▸ **SUPPLIED MATERIAL**:
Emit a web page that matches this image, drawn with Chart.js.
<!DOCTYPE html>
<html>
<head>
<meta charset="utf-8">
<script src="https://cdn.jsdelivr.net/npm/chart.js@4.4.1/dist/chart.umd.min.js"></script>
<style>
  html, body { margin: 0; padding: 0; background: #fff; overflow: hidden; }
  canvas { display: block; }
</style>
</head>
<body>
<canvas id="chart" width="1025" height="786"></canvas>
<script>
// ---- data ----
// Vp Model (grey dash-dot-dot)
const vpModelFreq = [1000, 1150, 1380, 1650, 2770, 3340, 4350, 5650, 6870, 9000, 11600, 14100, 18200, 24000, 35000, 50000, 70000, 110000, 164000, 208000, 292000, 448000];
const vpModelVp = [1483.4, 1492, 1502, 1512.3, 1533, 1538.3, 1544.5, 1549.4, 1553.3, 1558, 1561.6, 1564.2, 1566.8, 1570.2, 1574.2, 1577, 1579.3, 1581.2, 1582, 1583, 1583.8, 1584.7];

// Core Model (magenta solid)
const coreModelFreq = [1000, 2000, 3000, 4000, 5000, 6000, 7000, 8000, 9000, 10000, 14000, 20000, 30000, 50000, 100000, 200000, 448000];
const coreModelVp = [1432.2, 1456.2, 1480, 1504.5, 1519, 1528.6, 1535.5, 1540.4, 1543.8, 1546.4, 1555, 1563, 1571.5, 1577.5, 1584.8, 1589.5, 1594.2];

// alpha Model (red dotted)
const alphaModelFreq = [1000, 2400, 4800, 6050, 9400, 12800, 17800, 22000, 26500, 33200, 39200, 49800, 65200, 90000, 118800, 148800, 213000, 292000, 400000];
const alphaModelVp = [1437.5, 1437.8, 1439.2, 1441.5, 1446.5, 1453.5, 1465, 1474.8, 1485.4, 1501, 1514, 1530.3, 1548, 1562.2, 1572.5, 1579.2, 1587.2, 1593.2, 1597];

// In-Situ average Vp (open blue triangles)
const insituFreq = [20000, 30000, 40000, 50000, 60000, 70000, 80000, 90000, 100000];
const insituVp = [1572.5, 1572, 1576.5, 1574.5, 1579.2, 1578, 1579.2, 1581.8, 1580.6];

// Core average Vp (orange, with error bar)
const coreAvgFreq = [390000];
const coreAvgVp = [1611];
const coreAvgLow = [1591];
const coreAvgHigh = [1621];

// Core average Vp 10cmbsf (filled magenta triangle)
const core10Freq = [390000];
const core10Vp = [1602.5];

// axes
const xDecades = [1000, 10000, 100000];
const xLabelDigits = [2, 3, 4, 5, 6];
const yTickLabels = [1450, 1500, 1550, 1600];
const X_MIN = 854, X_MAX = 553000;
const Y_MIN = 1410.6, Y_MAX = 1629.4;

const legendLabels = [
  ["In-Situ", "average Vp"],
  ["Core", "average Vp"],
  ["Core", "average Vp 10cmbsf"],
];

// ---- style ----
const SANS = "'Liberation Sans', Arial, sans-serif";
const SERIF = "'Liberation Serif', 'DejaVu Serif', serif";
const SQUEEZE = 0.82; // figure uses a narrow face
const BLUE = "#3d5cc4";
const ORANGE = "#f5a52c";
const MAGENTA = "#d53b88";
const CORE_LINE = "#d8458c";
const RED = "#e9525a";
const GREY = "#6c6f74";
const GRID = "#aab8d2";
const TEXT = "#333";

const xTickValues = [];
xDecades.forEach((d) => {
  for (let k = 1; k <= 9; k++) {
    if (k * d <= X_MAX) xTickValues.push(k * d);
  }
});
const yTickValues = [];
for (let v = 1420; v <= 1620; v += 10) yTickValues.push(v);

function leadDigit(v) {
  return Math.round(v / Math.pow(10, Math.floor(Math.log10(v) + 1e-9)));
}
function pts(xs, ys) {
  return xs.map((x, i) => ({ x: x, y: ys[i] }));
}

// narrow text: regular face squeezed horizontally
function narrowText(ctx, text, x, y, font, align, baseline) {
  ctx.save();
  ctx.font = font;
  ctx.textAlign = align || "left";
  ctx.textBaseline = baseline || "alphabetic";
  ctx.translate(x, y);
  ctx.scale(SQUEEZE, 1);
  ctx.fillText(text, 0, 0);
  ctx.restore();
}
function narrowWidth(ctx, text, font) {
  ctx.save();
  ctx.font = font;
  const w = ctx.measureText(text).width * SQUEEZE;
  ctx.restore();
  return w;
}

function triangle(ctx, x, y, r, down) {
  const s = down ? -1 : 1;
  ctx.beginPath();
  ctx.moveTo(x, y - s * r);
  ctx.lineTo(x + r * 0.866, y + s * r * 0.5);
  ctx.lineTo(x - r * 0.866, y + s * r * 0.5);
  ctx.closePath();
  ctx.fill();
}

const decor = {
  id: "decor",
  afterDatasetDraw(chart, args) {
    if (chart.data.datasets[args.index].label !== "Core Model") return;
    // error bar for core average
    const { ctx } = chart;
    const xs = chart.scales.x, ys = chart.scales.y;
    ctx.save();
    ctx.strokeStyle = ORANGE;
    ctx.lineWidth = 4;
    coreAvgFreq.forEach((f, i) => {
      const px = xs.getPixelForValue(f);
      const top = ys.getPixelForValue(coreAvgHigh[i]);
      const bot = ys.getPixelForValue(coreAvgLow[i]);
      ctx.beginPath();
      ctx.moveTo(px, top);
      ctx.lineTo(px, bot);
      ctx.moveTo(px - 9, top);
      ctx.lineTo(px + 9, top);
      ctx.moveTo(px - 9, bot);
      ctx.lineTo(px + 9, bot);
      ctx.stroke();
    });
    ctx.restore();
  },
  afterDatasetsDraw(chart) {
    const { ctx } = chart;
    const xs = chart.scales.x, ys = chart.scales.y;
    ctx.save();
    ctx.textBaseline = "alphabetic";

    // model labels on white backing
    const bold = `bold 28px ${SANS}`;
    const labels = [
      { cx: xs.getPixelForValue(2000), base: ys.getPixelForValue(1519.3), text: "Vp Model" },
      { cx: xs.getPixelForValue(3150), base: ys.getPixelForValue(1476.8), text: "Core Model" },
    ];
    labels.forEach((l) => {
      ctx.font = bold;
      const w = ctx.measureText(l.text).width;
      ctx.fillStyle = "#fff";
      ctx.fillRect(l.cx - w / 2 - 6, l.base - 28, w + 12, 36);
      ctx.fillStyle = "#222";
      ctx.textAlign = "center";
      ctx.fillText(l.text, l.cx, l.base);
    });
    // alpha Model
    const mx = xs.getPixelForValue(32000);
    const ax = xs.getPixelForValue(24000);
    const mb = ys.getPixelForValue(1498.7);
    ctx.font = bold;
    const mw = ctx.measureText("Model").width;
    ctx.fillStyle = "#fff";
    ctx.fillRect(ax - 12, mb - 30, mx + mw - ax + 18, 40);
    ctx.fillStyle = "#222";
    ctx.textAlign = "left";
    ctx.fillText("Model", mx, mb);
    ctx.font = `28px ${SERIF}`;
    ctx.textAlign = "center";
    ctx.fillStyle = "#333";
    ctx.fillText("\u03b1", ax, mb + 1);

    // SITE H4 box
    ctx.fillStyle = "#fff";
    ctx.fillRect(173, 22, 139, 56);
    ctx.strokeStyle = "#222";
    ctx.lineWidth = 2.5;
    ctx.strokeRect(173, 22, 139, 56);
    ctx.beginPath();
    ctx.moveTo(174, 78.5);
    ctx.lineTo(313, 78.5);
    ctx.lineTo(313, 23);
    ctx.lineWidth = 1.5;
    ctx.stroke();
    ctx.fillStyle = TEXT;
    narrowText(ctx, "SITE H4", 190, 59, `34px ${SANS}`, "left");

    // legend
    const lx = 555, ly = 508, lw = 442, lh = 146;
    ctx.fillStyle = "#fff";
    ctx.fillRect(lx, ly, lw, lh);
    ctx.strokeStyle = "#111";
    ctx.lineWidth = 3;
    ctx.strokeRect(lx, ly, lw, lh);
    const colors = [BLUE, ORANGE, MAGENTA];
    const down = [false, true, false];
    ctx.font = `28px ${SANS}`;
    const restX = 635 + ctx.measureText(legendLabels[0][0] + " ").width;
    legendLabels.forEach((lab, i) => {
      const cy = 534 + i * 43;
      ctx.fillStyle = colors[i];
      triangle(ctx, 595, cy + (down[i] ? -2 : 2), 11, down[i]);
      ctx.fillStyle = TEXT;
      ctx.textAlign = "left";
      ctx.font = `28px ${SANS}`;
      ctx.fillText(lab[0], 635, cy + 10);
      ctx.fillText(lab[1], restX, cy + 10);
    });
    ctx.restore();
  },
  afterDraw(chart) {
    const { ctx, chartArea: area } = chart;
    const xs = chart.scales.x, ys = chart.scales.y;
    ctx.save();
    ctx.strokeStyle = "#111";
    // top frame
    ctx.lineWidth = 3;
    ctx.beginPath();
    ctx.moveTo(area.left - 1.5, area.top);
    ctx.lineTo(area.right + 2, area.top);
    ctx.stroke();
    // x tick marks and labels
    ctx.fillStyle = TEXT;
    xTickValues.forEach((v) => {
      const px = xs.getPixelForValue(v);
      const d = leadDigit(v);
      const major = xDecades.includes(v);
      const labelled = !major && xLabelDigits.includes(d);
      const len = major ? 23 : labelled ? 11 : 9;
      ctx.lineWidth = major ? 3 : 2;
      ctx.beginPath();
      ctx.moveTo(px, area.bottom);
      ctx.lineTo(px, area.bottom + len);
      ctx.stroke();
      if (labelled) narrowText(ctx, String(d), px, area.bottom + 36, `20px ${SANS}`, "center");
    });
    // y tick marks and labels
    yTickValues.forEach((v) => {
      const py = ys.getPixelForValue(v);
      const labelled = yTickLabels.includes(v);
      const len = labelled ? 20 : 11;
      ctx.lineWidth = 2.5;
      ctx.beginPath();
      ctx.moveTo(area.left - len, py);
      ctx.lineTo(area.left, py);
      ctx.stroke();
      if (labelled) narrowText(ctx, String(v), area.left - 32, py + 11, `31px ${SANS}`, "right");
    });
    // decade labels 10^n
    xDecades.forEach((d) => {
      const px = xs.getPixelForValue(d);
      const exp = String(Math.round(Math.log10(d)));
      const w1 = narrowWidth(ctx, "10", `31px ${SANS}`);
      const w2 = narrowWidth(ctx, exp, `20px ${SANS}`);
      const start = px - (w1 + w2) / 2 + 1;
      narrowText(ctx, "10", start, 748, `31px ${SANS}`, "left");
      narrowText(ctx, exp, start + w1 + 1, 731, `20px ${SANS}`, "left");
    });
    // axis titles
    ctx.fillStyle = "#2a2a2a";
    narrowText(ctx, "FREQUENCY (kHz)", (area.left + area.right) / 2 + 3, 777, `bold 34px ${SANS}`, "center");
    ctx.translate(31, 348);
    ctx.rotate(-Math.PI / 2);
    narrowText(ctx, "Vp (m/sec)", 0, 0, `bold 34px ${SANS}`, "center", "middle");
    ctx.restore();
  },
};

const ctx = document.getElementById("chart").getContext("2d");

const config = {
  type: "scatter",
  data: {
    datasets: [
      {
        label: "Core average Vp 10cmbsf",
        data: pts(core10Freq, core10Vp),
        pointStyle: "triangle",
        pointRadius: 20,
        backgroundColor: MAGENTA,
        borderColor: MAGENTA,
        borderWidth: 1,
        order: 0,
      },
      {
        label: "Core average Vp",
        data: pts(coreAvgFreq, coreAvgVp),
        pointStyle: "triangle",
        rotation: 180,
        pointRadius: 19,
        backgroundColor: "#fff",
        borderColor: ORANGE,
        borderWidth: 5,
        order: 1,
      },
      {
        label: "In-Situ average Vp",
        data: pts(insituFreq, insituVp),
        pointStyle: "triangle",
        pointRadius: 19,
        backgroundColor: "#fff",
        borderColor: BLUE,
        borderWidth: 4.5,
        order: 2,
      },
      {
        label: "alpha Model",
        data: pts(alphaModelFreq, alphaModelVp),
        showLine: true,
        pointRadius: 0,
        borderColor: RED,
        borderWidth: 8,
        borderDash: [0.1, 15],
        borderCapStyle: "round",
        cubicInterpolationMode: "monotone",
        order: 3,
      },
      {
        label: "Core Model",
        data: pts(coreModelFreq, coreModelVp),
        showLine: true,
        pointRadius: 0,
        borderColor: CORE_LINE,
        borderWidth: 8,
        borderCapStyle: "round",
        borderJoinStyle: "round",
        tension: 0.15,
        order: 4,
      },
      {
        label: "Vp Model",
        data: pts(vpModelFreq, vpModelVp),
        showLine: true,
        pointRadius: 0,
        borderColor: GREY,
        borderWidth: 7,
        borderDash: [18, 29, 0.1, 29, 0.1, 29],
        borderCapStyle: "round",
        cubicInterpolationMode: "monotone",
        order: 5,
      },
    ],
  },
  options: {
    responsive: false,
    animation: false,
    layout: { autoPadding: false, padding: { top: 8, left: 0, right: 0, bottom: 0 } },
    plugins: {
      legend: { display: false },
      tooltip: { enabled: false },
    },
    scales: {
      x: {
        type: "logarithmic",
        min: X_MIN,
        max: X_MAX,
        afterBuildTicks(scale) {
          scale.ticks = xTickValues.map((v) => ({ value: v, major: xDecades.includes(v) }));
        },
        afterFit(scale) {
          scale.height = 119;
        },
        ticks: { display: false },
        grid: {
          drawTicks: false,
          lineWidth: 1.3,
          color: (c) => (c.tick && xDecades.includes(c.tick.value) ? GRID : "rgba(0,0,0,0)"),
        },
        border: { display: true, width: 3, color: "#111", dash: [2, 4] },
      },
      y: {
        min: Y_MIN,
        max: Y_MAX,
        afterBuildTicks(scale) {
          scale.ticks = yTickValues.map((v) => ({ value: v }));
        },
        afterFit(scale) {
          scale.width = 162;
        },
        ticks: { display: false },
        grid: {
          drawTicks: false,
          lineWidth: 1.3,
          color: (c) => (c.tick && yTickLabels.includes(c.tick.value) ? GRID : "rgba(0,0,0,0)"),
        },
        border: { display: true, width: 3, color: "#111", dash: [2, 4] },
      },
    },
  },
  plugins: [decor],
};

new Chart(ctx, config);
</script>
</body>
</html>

▸ **BRIEF**: Return the opening line of the data and every line after it through the line containing "1587.2, 1593.2, 1597];", please, exactly as written and with nothing added.

▸ **EXERCISE SOLUTION**:
Emit a web page that matches this image, drawn with Chart.js.
<!DOCTYPE html>
<html>
<head>
<meta charset="utf-8">
<script src="https://cdn.jsdelivr.net/npm/chart.js@4.4.1/dist/chart.umd.min.js"></script>
<style>
  html, body { margin: 0; padding: 0; background: #fff; overflow: hidden; }
  canvas { display: block; }
</style>
</head>
<body>
<canvas id="chart" width="1025" height="786"></canvas>
<script>
// ---- data ----
// Vp Model (grey dash-dot-dot)
const vpModelFreq = [1000, 1150, 1380, 1650, 2770, 3340, 4350, 5650, 6870, 9000, 11600, 14100, 18200, 24000, 35000, 50000, 70000, 110000, 164000, 208000, 292000, 448000];
const vpModelVp = [1483.4, 1492, 1502, 1512.3, 1533, 1538.3, 1544.5, 1549.4, 1553.3, 1558, 1561.6, 1564.2, 1566.8, 1570.2, 1574.2, 1577, 1579.3, 1581.2, 1582, 1583, 1583.8, 1584.7];

// Core Model (magenta solid)
const coreModelFreq = [1000, 2000, 3000, 4000, 5000, 6000, 7000, 8000, 9000, 10000, 14000, 20000, 30000, 50000, 100000, 200000, 448000];
const coreModelVp = [1432.2, 1456.2, 1480, 1504.5, 1519, 1528.6, 1535.5, 1540.4, 1543.8, 1546.4, 1555, 1563, 1571.5, 1577.5, 1584.8, 1589.5, 1594.2];

// alpha Model (red dotted)
const alphaModelFreq = [1000, 2400, 4800, 6050, 9400, 12800, 17800, 22000, 26500, 33200, 39200, 49800, 65200, 90000, 118800, 148800, 213000, 292000, 400000];
const alphaModelVp = [1437.5, 1437.8, 1439.2, 1441.5, 1446.5, 1453.5, 1465, 1474.8, 1485.4, 1501, 1514, 1530.3, 1548, 1562.2, 1572.5, 1579.2, 1587.2, 1593.2, 1597];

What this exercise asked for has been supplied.